The term first appeared in a late 1980s publication of the Harvard Business Review. At a 1997 conference on "Globalization and Indigenous Culture", sociologist Roland Robertson stated that glocalization "means the simultaneity – the co-presence – of both universalizing and particularizing tendencies."
McDonald's restaurants' menus adopted the practice and customized its menus to suit local tastes in various countries. This phenomenon is the relative inverse of Americanization and the suppressing of local preferences in favor of providing goods and media whose content has been dictated by foreign entities. Glocalization can also involve the use of culturally friendly media to encourage the acceptance of foreign products among a local audience.
Definition
1. Glocalization is the adaptation of globally marketed products and services to local markets. Various analogical descriptions have been proposed, including an octopus and its tentacles, a node in a network of social relations, and world encirclement.
2. Decentralizing Globalization by putting the power back into the hands of the people locally.

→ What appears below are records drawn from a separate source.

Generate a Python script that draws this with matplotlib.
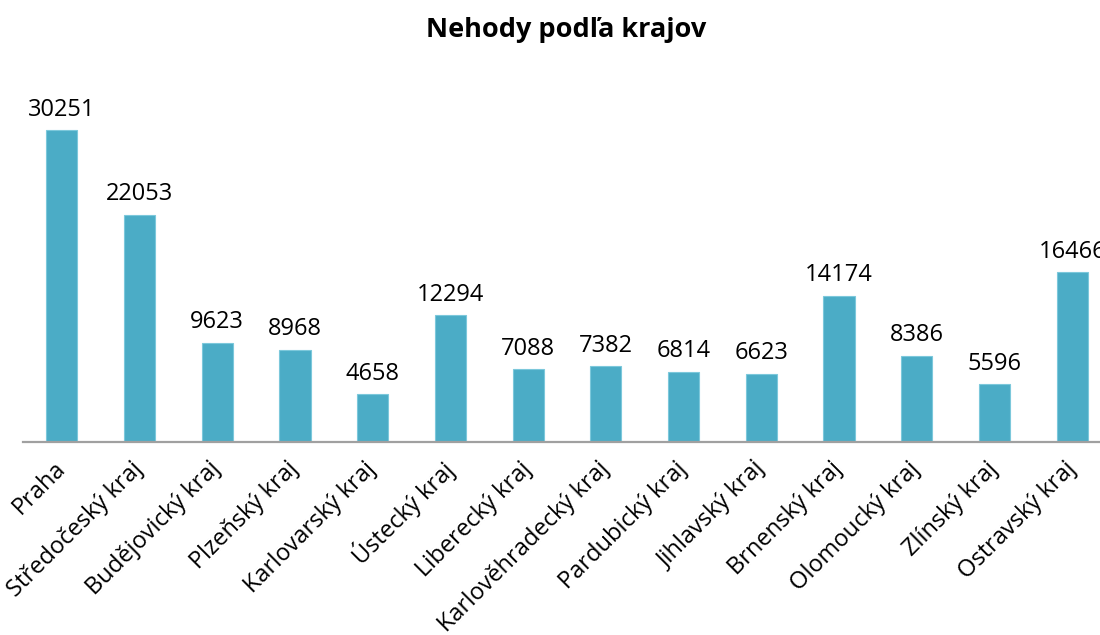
import matplotlib
matplotlib.use("Agg")
import matplotlib.pyplot as plt

categories = ["Praha", "Středočeský kraj", "Budějovický kraj", "Plzeňský kraj",
              "Karlovarský kraj", "Ústecký kraj", "Liberecký kraj",
              "Karlověhradecký kraj", "Pardubický kraj", "Jihlavský kraj",
              "Brnenský kraj", "Olomoucký kraj", "Zlínský kraj", "Ostravský kraj"]
values = [30251, 22053, 9623, 8968, 4658, 12294, 7088, 7382, 6814, 6623,
          14174, 8386, 5596, 16466]
title = "Nehody podľa krajov"

plt.rcParams['font.family'] = ['Open Sans', 'DejaVu Sans']

W, H = 1100, 635
fig = plt.figure(figsize=(W / 100, H / 100), dpi=100)
left_px, right_px, base_px, top_px = 23, 1111, 442, 81
ax = fig.add_axes([left_px / W, 1 - base_px / H,
                   (right_px - left_px) / W, (base_px - top_px) / H])

x = list(range(len(categories)))
bars = ax.bar(x, values, width=0.4, color="#4BACC6", edgecolor="#7CC8DB",
              linewidth=0.8, zorder=2)
ax.set_xlim(-0.5, len(categories) - 0.5)
ax.set_ylim(0, 35000)

for xi, v in zip(x, values):
    ax.annotate(str(v), (xi, v), xytext=(0, 6), textcoords="offset points",
                ha="center", va="bottom", fontsize=17, color="#000000",
                annotation_clip=False)

for s in ["top", "right", "left"]:
    ax.spines[s].set_visible(False)
ax.spines["bottom"].set_color("#A0A0A0")
ax.spines["bottom"].set_linewidth(1.6)
ax.set_yticks([])
ax.set_xticks(x)
ax.set_xticklabels(categories, rotation=45, ha="right", va="center",
                   rotation_mode="anchor", fontsize=17)
ax.tick_params(axis="x", length=0, pad=17)

fig.text(566 / W, 1 - 30 / H, title, ha="center", va="center",
         fontsize=19.5, fontweight="bold")

fig.savefig("out.png", dpi=100)
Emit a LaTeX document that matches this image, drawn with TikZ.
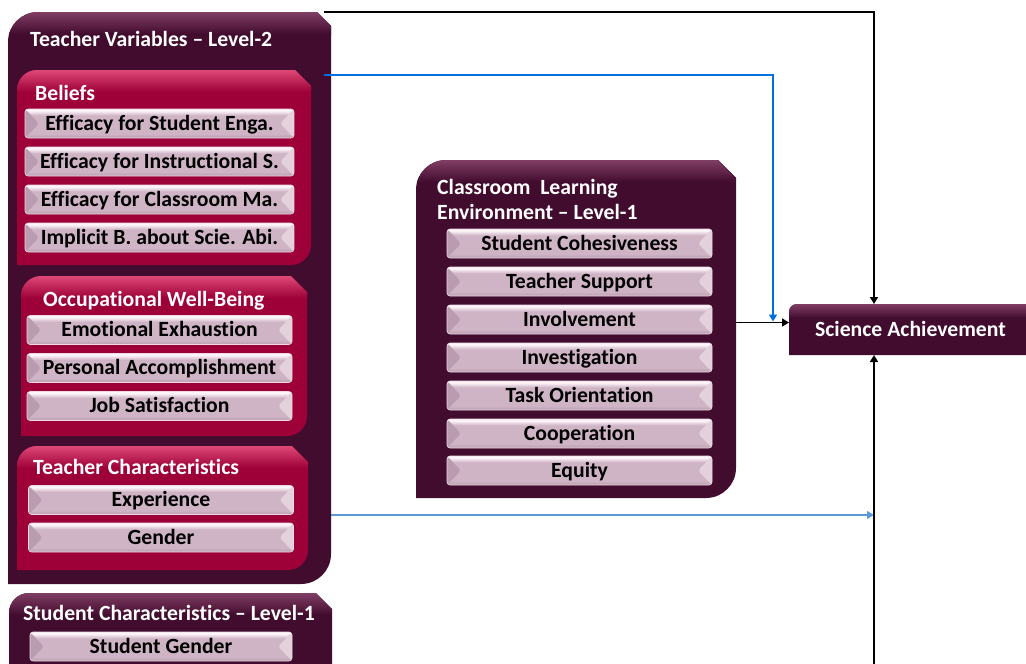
\documentclass[tikz,border=0pt]{standalone}
\usepackage{fontspec}
\setmainfont{Carlito}[Ligatures=NoCommon]
\usetikzlibrary{arrows.meta,calc,backgrounds}

\definecolor{plum}{RGB}{66,12,46}
\definecolor{plumlight}{RGB}{128,62,100}
\definecolor{crimson}{RGB}{158,0,56}
\definecolor{crimsonlight}{RGB}{222,72,118}
\definecolor{chip}{RGB}{207,180,197}
\definecolor{chipdark}{RGB}{186,156,176}
\definecolor{chiptop}{RGB}{252,244,249}
\definecolor{linkblue}{RGB}{0,112,224}
\definecolor{paleblue}{RGB}{91,155,213}

% vertical bevel for the item bars (bottom to top)
\pgfdeclareverticalshading{chipshade}{100bp}{%
  color(0bp)=(chipdark); color(25bp)=(chipdark); color(32bp)=(chip);
  color(64bp)=(chip); color(72bp)=(chiptop); color(100bp)=(chiptop)}

\newcommand\boxfont{\fontsize{21.7}{25}\selectfont\bfseries}

% outline: round top-left, snipped top-right, round bottom-right, square bottom-left
\newcommand\panelpath[3]{([yshift=-#2]#1.north west) arc[start angle=180,end angle=90,radius=#2]
  -- ([xshift=-#3]#1.north east) -- ([yshift=-#3]#1.north east)
  -- ([yshift=#2]#1.south east) arc[start angle=0,end angle=-90,radius=#2]
  -- (#1.south west) -- cycle}
\newcommand\panel[5]{%
  \fill[#4] \panelpath{#1}{#2}{#3};
  \begin{scope}
    \clip \panelpath{#1}{#2}{#3};
    \shade[top color=#5,bottom color=#4] (#1.north west) rectangle ([yshift=-22pt]#1.north east);
  \end{scope}}

\begin{document}
\begin{tikzpicture}[x=1pt,y=-1pt,
  frame/.style={rectangle,inner sep=0pt,outer sep=0pt,anchor=north west},
  chip/.style={rectangle,rounded corners=3pt,inner sep=0pt,outer sep=0pt,
    minimum height=29pt,text height=15pt,text depth=2pt,
    shading=chipshade,draw=chiptop!60!chip,line width=0.6pt,
    font=\boxfont,text=black,
    path picture={
      \fill[chipdark] (path picture bounding box.north west)
        -- ([xshift=14pt,yshift=-14.5pt]path picture bounding box.north west)
        -- (path picture bounding box.south west) -- cycle;
      \fill[chiptop!45!chip] (path picture bounding box.north east)
        -- ([xshift=-14pt,yshift=-14.5pt]path picture bounding box.north east)
        -- (path picture bounding box.south east) -- cycle;}},
  title/.style={anchor=base west,inner sep=0pt,text=white,font=\boxfont},
  link/.style={line width=1.6pt,-{Triangle[length=7pt,width=8pt]}},
]
\useasboundingbox (0,0) rectangle (1026,664);

% containers
\node[frame,minimum width=323pt,minimum height=572pt] (teacher) at (8,12) {};
\node[frame,minimum width=294pt,minimum height=195pt] (beliefs) at (17,70) {};
\node[frame,minimum width=286pt,minimum height=160pt] (wellbeing) at (21,276) {};
\node[frame,minimum width=291pt,minimum height=124pt] (tchar) at (17,446) {};
\node[frame,minimum width=323pt,minimum height=100pt] (student) at (9,593) {};
\node[frame,minimum width=320pt,minimum height=338pt] (classenv) at (416,160) {};
\node[frame,minimum width=237pt,minimum height=51pt,text=white,font=\boxfont,
      text height=15pt,text depth=2pt] (sci) at (789,304) {\hspace{6pt}Science Achievement};

\begin{scope}[on background layer]
  \panel{teacher}{30pt}{14pt}{plum}{plumlight}
  \panel{beliefs}{20pt}{16pt}{crimson}{crimsonlight}
  \panel{wellbeing}{20pt}{16pt}{crimson}{crimsonlight}
  \panel{tchar}{20pt}{16pt}{crimson}{crimsonlight}
  \panel{student}{20pt}{16pt}{plum}{plumlight}
  \panel{classenv}{30pt}{18pt}{plum}{plumlight}
  \fill[plum] ([yshift=-8pt]sci.north west) arc[start angle=180,end angle=90,radius=8pt]
    -- (sci.north east) -- (sci.south east) -- (sci.south west) -- cycle;
  \begin{scope}
    \clip ([yshift=-8pt]sci.north west) arc[start angle=180,end angle=90,radius=8pt]
      -- (sci.north east) -- (sci.south east) -- (sci.south west) -- cycle;
    \shade[top color=plumlight,bottom color=plum] (sci.north west) rectangle ([yshift=-14pt]sci.north east);
  \end{scope}
\end{scope}

% titles
\node[title] (tteacher) at (30,46) {Teacher Variables – Level-2};
\node[title] (tbeliefs) at (35,100) {Beliefs};
\node[title] (twell) at (43,306) {Occupational Well-Being};
\node[title] (ttchar) at (33,474) {Teacher Characteristics};
\node[title] (tstudent) at (23,620) {Student Characteristics – Level-1};
\node[title] (tclass1) at (437,194) {Classroom\ \ Learning};
\node[title] (tclass2) at (437,219) {Environment – Level-1};

% item bars
\begin{scope}[every node/.append style={chip,minimum width=269pt}]
  \node (b1) at (159.5,123.5) {Efficacy for Student Enga.};
  \node (b2) at (159.5,161.5) {Efficacy for Instructional S.};
  \node (b3) at (159.5,199.5) {Efficacy for Classroom Ma.};
  \node (b4) at (159.5,237.5) {Implicit B. about Scie. Abi.};
\end{scope}
\begin{scope}[every node/.append style={chip,minimum width=265pt}]
  \node (o1) at (159.5,330) {Emotional Exhaustion};
  \node (o2) at (159.5,368) {Personal Accomplishment};
  \node (o3) at (159.5,406) {Job Satisfaction};
  \node (e1) at (161,500) {Experience};
  \node (e2) at (161,537.5) {Gender};
\end{scope}
\node[chip,minimum width=262pt] (s1) at (161,646.5) {Student Gender};
\begin{scope}[every node/.append style={chip,minimum width=265pt}]
  \node (c1) at (579.5,243.5) {Student Cohesiveness};
  \node (c2) at (579.5,281.5) {Teacher Support};
  \node (c3) at (579.5,319.5) {Involvement};
  \node (c4) at (579.5,357.5) {Investigation};
  \node (c5) at (579.5,395.5) {Task Orientation};
  \node (c6) at (579.5,433.5) {Cooperation};
  \node (c7) at (579.5,470.5) {Equity};
\end{scope}

% connectors into Science Achievement
\coordinate (topin) at ([xshift=-33.5pt]sci.north);
\coordinate (botin) at ([xshift=-33.5pt]sci.south);
\coordinate (bluein) at ([xshift=-16pt,yshift=8pt]sci.west);
\coordinate (sidein) at ([yshift=7pt]sci.west);
\coordinate (floor) at (874,668);

\draw[link,line cap=rect] ([xshift=-6pt]teacher.north east) -| (topin);
\draw[link,linkblue,line width=1.7pt] ([xshift=-7pt,yshift=-5pt]teacher.east |- beliefs.north) -| (bluein);
\draw[link] (classenv.east |- sidein) -- (sidein);
\draw[link,paleblue,line width=1.3pt] ([yshift=-7pt]tchar.east -| teacher.east) -- ([yshift=-7pt]tchar.east -| topin);
\draw[link] (floor) -- (botin);
\end{tikzpicture}
\end{document}
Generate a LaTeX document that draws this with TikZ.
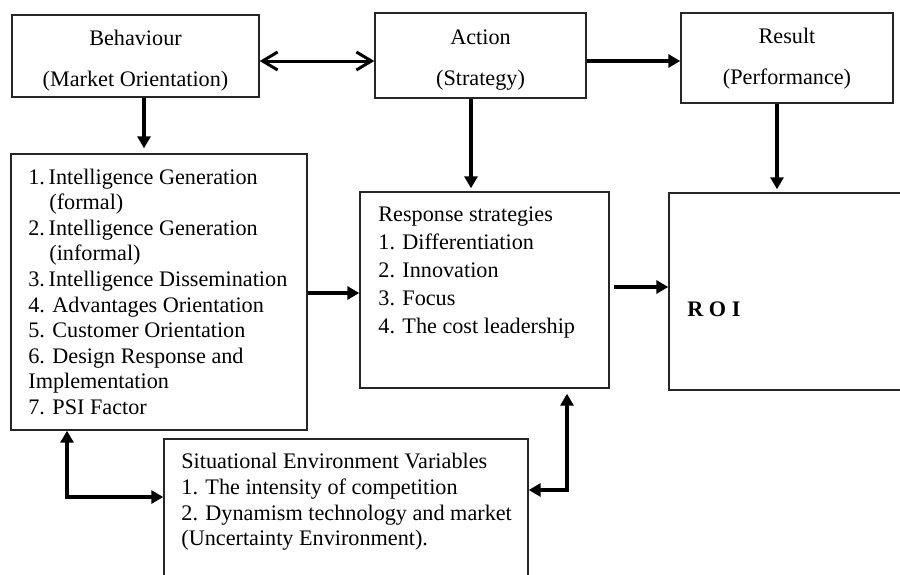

It is also the interconnection between global issues and the local context and vice versa with a bottom up approach.
In the media
Thomas Friedman in “The World Is Flat” talks about how the Internet encourages glocalization, such as encouraging people to make websites in their native languages.
Television
Besides the usage of Internet, television and commercials have become useful strategies that global companies have used to help localize their products. Companies, such as McDonalds, have relied on television and commercials in not only the Western Hemisphere but in other parts of the world to attract a varying range of audiences in accordance to the demographic of the local area. For example, they have used mascots ranging anywhere from a male clown in the Western Hemisphere to attract younger audiences to an "attractive" female clown in Japan to attract older audiences.
However, McDonalds has faced challenges in adapting to the local customs when promoting its products through television in countries such as China. Programs and commercials air differently in China in comparison to Western Commercials. In other words, commercials are usually skipped over in countries such as China, so McDonalds advertises its products through newspapers and magazines.